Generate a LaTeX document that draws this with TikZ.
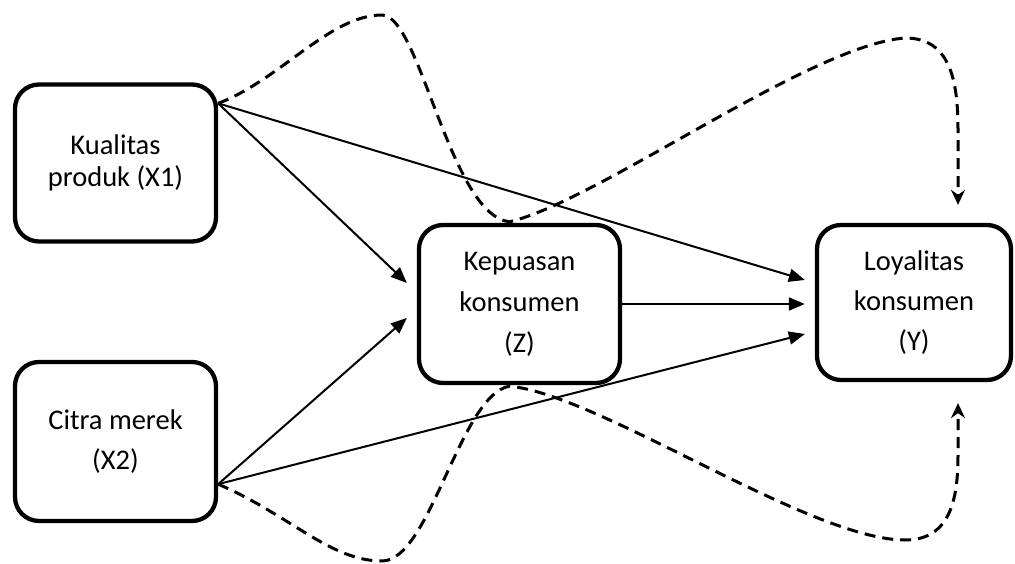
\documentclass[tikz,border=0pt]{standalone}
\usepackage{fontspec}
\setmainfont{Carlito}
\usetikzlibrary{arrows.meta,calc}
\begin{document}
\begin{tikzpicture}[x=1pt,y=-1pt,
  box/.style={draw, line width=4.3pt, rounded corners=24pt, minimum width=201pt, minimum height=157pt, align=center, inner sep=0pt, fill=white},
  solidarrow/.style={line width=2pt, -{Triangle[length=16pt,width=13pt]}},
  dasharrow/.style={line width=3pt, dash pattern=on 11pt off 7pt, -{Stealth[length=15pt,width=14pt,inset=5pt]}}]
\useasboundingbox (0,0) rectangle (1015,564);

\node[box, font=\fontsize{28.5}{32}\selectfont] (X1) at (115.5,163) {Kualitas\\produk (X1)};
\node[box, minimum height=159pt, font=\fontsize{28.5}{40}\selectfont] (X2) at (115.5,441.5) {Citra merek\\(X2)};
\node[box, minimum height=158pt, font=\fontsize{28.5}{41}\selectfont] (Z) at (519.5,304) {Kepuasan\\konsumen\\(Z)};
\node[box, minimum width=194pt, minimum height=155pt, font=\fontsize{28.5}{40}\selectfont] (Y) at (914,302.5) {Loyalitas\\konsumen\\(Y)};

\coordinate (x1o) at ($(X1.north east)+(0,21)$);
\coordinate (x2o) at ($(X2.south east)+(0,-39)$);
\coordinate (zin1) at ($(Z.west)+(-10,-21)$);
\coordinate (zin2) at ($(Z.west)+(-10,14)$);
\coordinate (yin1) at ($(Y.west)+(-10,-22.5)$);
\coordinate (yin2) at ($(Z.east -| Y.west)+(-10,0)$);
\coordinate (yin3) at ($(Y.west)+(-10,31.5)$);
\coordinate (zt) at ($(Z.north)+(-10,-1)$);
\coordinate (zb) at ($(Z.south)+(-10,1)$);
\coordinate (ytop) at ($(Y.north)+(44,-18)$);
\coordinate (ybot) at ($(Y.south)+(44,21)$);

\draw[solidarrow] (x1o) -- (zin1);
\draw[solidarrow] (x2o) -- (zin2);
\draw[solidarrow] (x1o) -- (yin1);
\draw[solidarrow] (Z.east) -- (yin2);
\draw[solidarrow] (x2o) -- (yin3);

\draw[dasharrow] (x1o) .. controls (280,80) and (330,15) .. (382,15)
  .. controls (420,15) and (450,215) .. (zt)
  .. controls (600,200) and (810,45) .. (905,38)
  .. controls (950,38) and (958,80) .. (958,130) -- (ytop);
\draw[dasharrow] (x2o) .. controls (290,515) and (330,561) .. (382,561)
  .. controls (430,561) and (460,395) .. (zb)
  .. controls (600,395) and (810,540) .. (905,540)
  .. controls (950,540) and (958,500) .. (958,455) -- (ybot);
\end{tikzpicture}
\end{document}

**EXERCISE BRIEF**
Repeat the data above exactly, but not the pictures.

**CORRECT OUTPUT**
Generate a LaTeX document that draws this with TikZ.
\documentclass[tikz,border=0pt]{standalone}
\usepackage{fontspec}
\setmainfont{Carlito}
\usetikzlibrary{arrows.meta,calc}
\begin{document}
\begin{tikzpicture}[x=1pt,y=-1pt,
  box/.style={draw, line width=4.3pt, rounded corners=24pt, minimum width=201pt, minimum height=157pt, align=center, inner sep=0pt, fill=white},
  solidarrow/.style={line width=2pt, -{Triangle[length=16pt,width=13pt]}},
  dasharrow/.style={line width=3pt, dash pattern=on 11pt off 7pt, -{Stealth[length=15pt,width=14pt,inset=5pt]}}]
\useasboundingbox (0,0) rectangle (1015,564);

\node[box, font=\fontsize{28.5}{32}\selectfont] (X1) at (115.5,163) {Kualitas\\produk (X1)};
\node[box, minimum height=159pt, font=\fontsize{28.5}{40}\selectfont] (X2) at (115.5,441.5) {Citra merek\\(X2)};
\node[box, minimum height=158pt, font=\fontsize{28.5}{41}\selectfont] (Z) at (519.5,304) {Kepuasan\\konsumen\\(Z)};
\node[box, minimum width=194pt, minimum height=155pt, font=\fontsize{28.5}{40}\selectfont] (Y) at (914,302.5) {Loyalitas\\konsumen\\(Y)};

\coordinate (x1o) at ($(X1.north east)+(0,21)$);
\coordinate (x2o) at ($(X2.south east)+(0,-39)$);
\coordinate (zin1) at ($(Z.west)+(-10,-21)$);
\coordinate (zin2) at ($(Z.west)+(-10,14)$);
\coordinate (yin1) at ($(Y.west)+(-10,-22.5)$);
\coordinate (yin2) at ($(Z.east -| Y.west)+(-10,0)$);
\coordinate (yin3) at ($(Y.west)+(-10,31.5)$);
\coordinate (zt) at ($(Z.north)+(-10,-1)$);
\coordinate (zb) at ($(Z.south)+(-10,1)$);
\coordinate (ytop) at ($(Y.north)+(44,-18)$);
\coordinate (ybot) at ($(Y.south)+(44,21)$);

\draw[solidarrow] (x1o) -- (zin1);
\draw[solidarrow] (x2o) -- (zin2);
\draw[solidarrow] (x1o) -- (yin1);
\draw[solidarrow] (Z.east) -- (yin2);
\draw[solidarrow] (x2o) -- (yin3);

\draw[dasharrow] (x1o) .. controls (280,80) and (330,15) .. (382,15)
  .. controls (420,15) and (450,215) .. (zt)
  .. controls (600,200) and (810,45) .. (905,38)
  .. controls (950,38) and (958,80) .. (958,130) -- (ytop);
\draw[dasharrow] (x2o) .. controls (290,515) and (330,561) .. (382,561)
  .. controls (430,561) and (460,395) .. (zb)
  .. controls (600,395) and (810,540) .. (905,540)
  .. controls (950,540) and (958,500) .. (958,455) -- (ybot);
\end{tikzpicture}
\end{document}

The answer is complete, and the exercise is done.